— start of The records —
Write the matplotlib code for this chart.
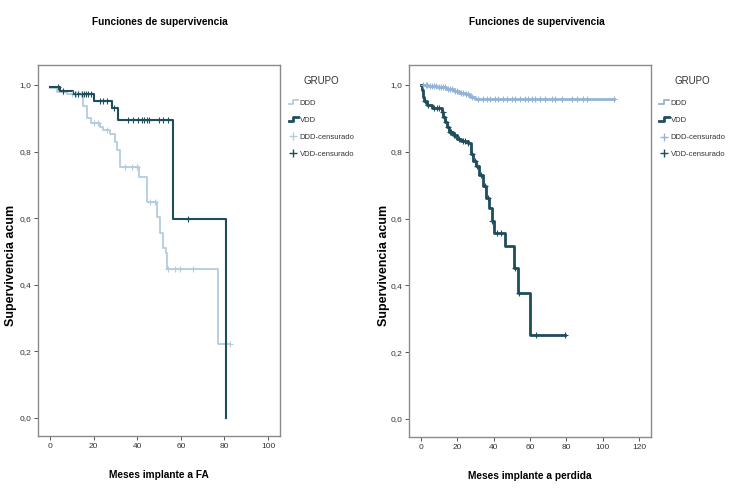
import numpy as np
import matplotlib
matplotlib.use("Agg")
import matplotlib.pyplot as plt
from matplotlib.lines import Line2D
from matplotlib.legend_handler import HandlerBase
from matplotlib import font_manager

# ---------------- data ----------------
# Left panel: Meses implante a FA
L_ddd_t = [0, 3, 8, 15.3, 17.1, 19, 23, 24.5, 27.5, 29.8, 30.8, 32.1, 41, 44.3, 49, 50.5, 52, 53, 53.8, 77.2]
L_ddd_s = [0.99, 0.98, 0.972, 0.937, 0.90, 0.885, 0.875, 0.865, 0.853, 0.83, 0.805, 0.753, 0.725, 0.65, 0.605, 0.555, 0.51, 0.495, 0.447, 0.222]
L_ddd_end = 82.6
L_ddd_cens = [6, 10, 12, 13, 14, 20, 22, 26, 34.4, 37.4, 39.7, 45.9, 48.2, 54.3, 57.3, 59.6, 65.6, 82.6]

L_vdd_t = [0, 4.6, 10.6, 20.3, 28.3, 31.3, 56.6, 80.7]
L_vdd_s = [0.993, 0.982, 0.972, 0.953, 0.930, 0.895, 0.598, 0.0]
L_vdd_end = 80.7
L_vdd_cens = [3.8, 6, 11.5, 13, 14.5, 15.5, 16.5, 17.5, 19, 23, 24.5, 26, 29.4,
              35.9, 38.2, 40.5, 42.0, 43.1, 44.3, 45.5, 50.2, 52.0, 54.3, 63.5]

# Right panel: Meses implante a perdida
R_ddd_t = [0, 4, 9, 14, 18, 21, 24, 27, 29.8]
R_ddd_s = [1.0, 0.997, 0.993, 0.988, 0.982, 0.977, 0.972, 0.965, 0.957]
R_ddd_end = 106
R_ddd_cens = [1.3, 2.5, 3.5, 5, 6, 7, 8, 10, 11, 12, 13, 15, 16, 17, 19, 20, 22, 23, 25, 26, 28,
              31.6, 34.3, 36.2, 38.0, 40.8, 42.6, 45.4, 47.2, 49.9, 51.8, 54.5, 57.3, 59.1,
              61.0, 62.8, 65.6, 68.3, 72.0, 73.8, 77.5, 83.0, 85.8, 89.4, 91.3, 106]

R_vdd_t = [0, 0.3, 1.0, 1.8, 3.5, 6.0, 11.4, 12.3, 13.2, 14.5, 15.6, 17.4, 20.0, 22.0, 25.7,
           27.5, 28.8, 30.3, 32.1, 33.9, 35.8, 37.2, 38.9, 40.4, 46.3, 51.2, 53.6, 60.1]
R_vdd_s = [1.0, 0.985, 0.965, 0.952, 0.940, 0.932, 0.920, 0.905, 0.890, 0.875, 0.860, 0.850,
           0.838, 0.833, 0.825, 0.792, 0.772, 0.757, 0.732, 0.697, 0.662, 0.632, 0.592, 0.557,
           0.518, 0.453, 0.376, 0.250]
R_vdd_end = 79.3
R_vdd_cens = [2, 4, 7, 9, 10, 12, 12.8, 13.8, 14.8, 16, 16.8, 18, 19, 21, 23, 24, 26, 28, 29.5,
              31, 33, 35, 37, 39, 42, 44, 52, 54, 63.4, 79.3]

y_ticks = [0.0, 0.2, 0.4, 0.6, 0.8, 1.0]
y_ticklabels = ["0,0", "0,2", "0,4", "0,6", "0,8", "1,0"]
L_xticks = [0, 20, 40, 60, 80, 100]
R_xticks = [0, 20, 40, 60, 80, 100, 120]
legend_labels = ["DDD", "VDD", "DDD-censurado", "VDD-censurado"]

# ---------------- style ----------------
_names = {f.name for f in font_manager.fontManager.ttflist}
NARROW = ["Liberation Sans Narrow", "Liberation Sans"] if "Liberation Sans Narrow" in _names else ["Liberation Sans", "DejaVu Sans"]
WIDE = ["Liberation Sans", "DejaVu Sans"]
FRAME = "#8a8a8a"
L_LIGHT = "#b3cce0"
R_LIGHT = "#93b4d6"
DARK = "#1e4d5c"


class StepHandler(HandlerBase):
    def __init__(self, color, lw):
        super().__init__()
        self.color = color
        self.lw = lw

    def create_artists(self, legend, orig_handle, xdescent, ydescent, width, height, fontsize, trans):
        x0 = -xdescent
        w = width
        xs = [x0, x0 + w * 0.5, x0 + w * 0.5, x0 + w]
        ys = [height * 0.2, height * 0.2, height * 1.0, height * 1.0]
        ln = Line2D(xs, ys, color=self.color, lw=self.lw, transform=trans)
        return [ln]


def step_value(t, s, x):
    i = np.searchsorted(np.asarray(t), x, side="right") - 1
    return np.asarray(s)[i]


def draw_panel(ax, ddd, vdd, light, xlim, xticks, xlabel, lw_light, lw_dark, ylab_x):
    for (t, s, end, cens), col, lw in ((ddd, light, lw_light), (vdd, DARK, lw_dark)):
        tt = list(t) + [end]
        ss = list(s) + [s[-1]]
        ax.step(tt, ss, where="post", color=col, lw=lw, zorder=3)
        cs = step_value(t, s, np.asarray(cens))
        ax.plot(cens, cs, linestyle="none", marker="+", markersize=4.5, mew=0.8, color=col, zorder=4)
    ax.set_xlim(*xlim)
    ax.set_ylim(-0.054, 1.06)
    ax.set_xticks(xticks)
    ax.set_xticklabels([str(v) for v in xticks], family=NARROW, fontsize=6, color="#333333")
    ax.set_yticks(y_ticks)
    ax.set_yticklabels(y_ticklabels, family=NARROW, fontsize=6, color="#333333")
    ax.tick_params(length=3, width=0.7, color="#555555", pad=2)
    for sp in ax.spines.values():
        sp.set_color(FRAME)
        sp.set_linewidth(1.0)
    ax.set_xlabel(xlabel, family=NARROW, fontweight="bold", fontsize=7.3)
    ax.xaxis.set_label_coords(0.5, -0.092)
    ax.set_ylabel("Supervivencia acum", family=WIDE, fontweight="bold", fontsize=9)
    ax.yaxis.set_label_coords(ylab_x, 0.46)


fig = plt.figure(figsize=(7.5, 5.0), dpi=100)
fig.patch.set_facecolor("white")

axL = fig.add_axes([0.0507, 0.128, 0.3227, 0.742])
axR = fig.add_axes([0.5453, 0.126, 0.3227, 0.744])

draw_panel(axL, (L_ddd_t, L_ddd_s, L_ddd_end, L_ddd_cens), (L_vdd_t, L_vdd_s, L_vdd_end, L_vdd_cens),
           L_LIGHT, (-5.5, 105.5), L_xticks, "Meses implante a FA", 1.3, 1.5, -0.085)
draw_panel(axR, (R_ddd_t, R_ddd_s, R_ddd_end, R_ddd_cens), (R_vdd_t, R_vdd_s, R_vdd_end, R_vdd_cens),
           R_LIGHT, (-6.6, 126.6), R_xticks, "Meses implante a perdida", 2.0, 2.0, -0.08)

fig.text(160 / 750, 1 - 22 / 500, "Funciones de supervivencia", ha="center", va="center",
         family=NARROW, fontweight="bold", fontsize=7.3)
fig.text(537 / 750, 1 - 22 / 500, "Funciones de supervivencia", ha="center", va="center",
         family=NARROW, fontweight="bold", fontsize=7.3)

for ax, light in ((axL, L_LIGHT), (axR, R_LIGHT)):
    h_ddd = Line2D([], [], color=light)
    h_vdd = Line2D([], [], color=DARK)
    h_dc = Line2D([], [], linestyle="none", marker="+", color=light, markersize=6)
    h_vc = Line2D([], [], linestyle="none", marker="+", color=DARK, markersize=6)
    leg = ax.legend([h_ddd, h_vdd, h_dc, h_vc], legend_labels, title="GRUPO",
                    loc="upper left", bbox_to_anchor=(1.035, 0.97), frameon=False,
                    handler_map={h_ddd: StepHandler(light, 1.3), h_vdd: StepHandler(DARK, 2.0)},
                    prop={"family": NARROW, "size": 5.5}, handlelength=1.3, handletextpad=0.15,
                    labelspacing=1.25, borderaxespad=0.0, borderpad=0.0)
    leg.get_title().set_fontfamily(NARROW)
    leg.get_title().set_fontsize(7)
    leg.get_title().set_color("#333333")
    leg._legend_box.align = "center"
    leg._legend_box.sep = 10
    for txt in leg.get_texts():
        txt.set_color("#333333")

fig.savefig("out.png", dpi=100, facecolor="white")
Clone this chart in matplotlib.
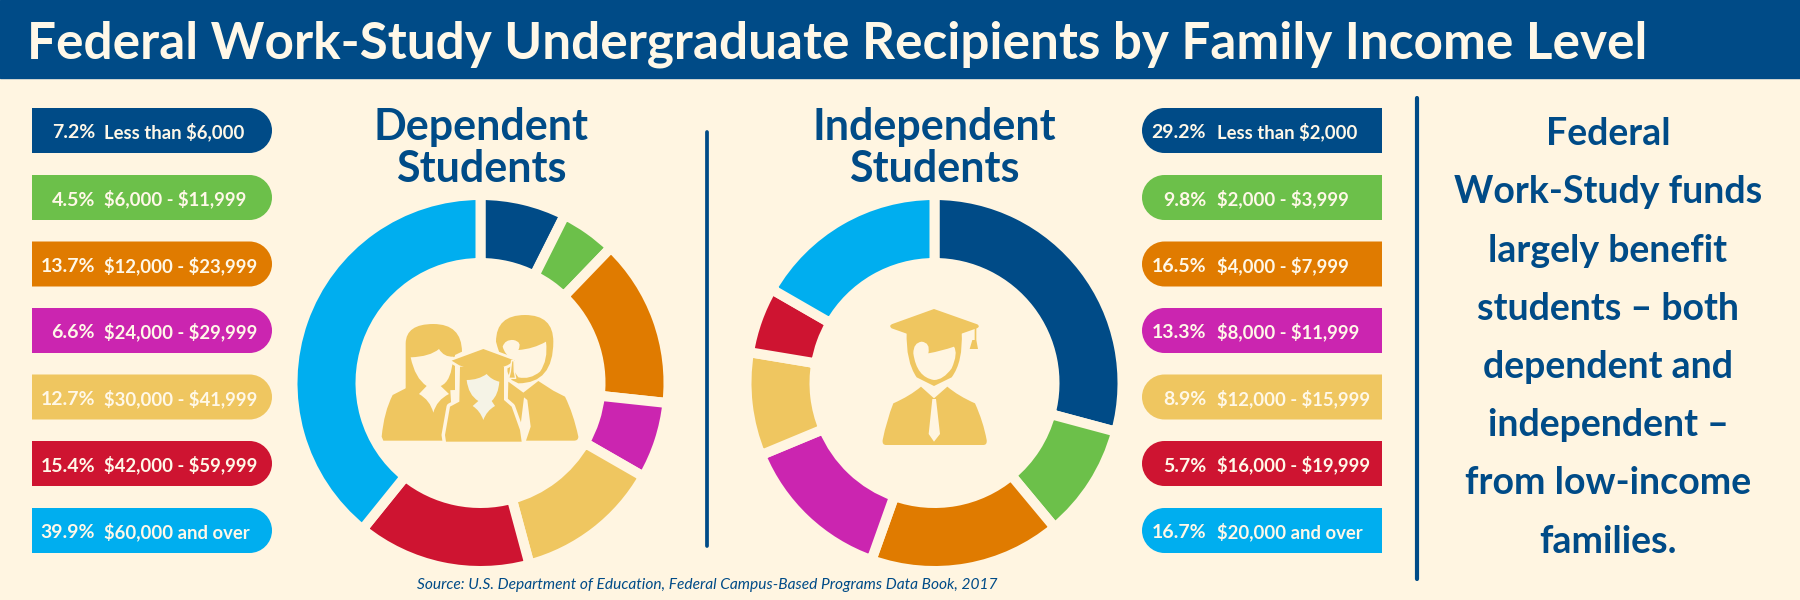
— end of The records —
_Goal:_
Pull out each line containing the word "chart" and copy it.

_Exercise solution:_
Write the matplotlib code for this chart.
Clone this chart in matplotlib.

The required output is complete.